Photo Credits: NASA/JPL/CORNELL; GLOBE; STScI

NASA’s Opportunity rover acquired this high-resolution view of Victoria Crater on Sept. 28, 2006. The rover looks north from Duck Bay toward the promontory called Cape Verde. The dramatic cliff of layered rock lies 165 feet (50 meters) from the rover and measures approximately 20 feet (6m) high.

The higher promontory beyond lies about 325 feet (100m) away, and the vista extends for more than 1,300 feet (400m). Opportunity’s panoramic camera took this approximate true-color image using three of the camera’s color filters.

Photo Credits: NASA/JPL/University of Arizona

NASA’s Opportunity rover stands watch over Victoria Crater in this image taken by the Mars Reconnaissance Orbiter (MRO). This view, snapped in October 2006, offered the public a taste of what NASA’s Mars probe would eventually deliver.

The 0.5-mile-wide (800 meters) impact scar is just south of Mars’ equator. Erosion and rock slides there created Victoria’s distinctive scalloped rim. Those layered sedimentary rocks lie exposed along the crater’s inner wall, and fallen boulders dot the wall’s base. A striking field of sand dunes dominates the crater’s floor.

MRO took this image from an altitude of 166 miles (267 km), revealing objects as small as 32 inches (81 cm) across.

Photo Credits: NASA/JPL/Cornell

Burns Cliff forms Endurance’s southeastern wall.
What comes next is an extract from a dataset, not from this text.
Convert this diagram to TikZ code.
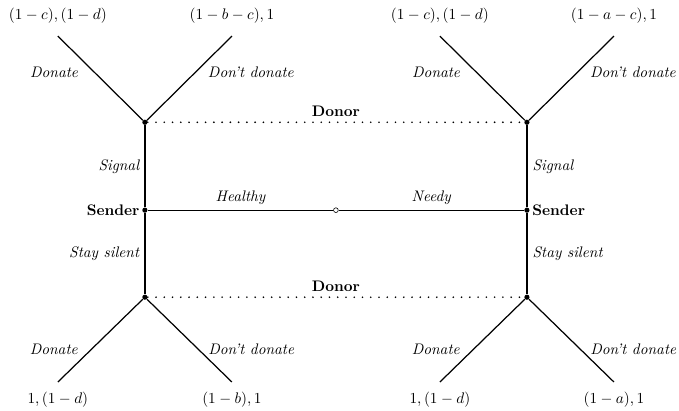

Taken between November 13 and 20, 2004, this wide-angle mosaic makes the cliff appear to bulge inward.

Photo Credits: NASA/JPL/CORNELL

Opportunity’s landing platform sits in Eagle Crater, where it came to rest 24 sols, or Mars days, before this image was taken (February 17, 2004).

After touchdown, mission controllers renamed the lander the Challenger Memorial Station, in honor of the astronauts who died in the space-shuttle disaster in January 1986.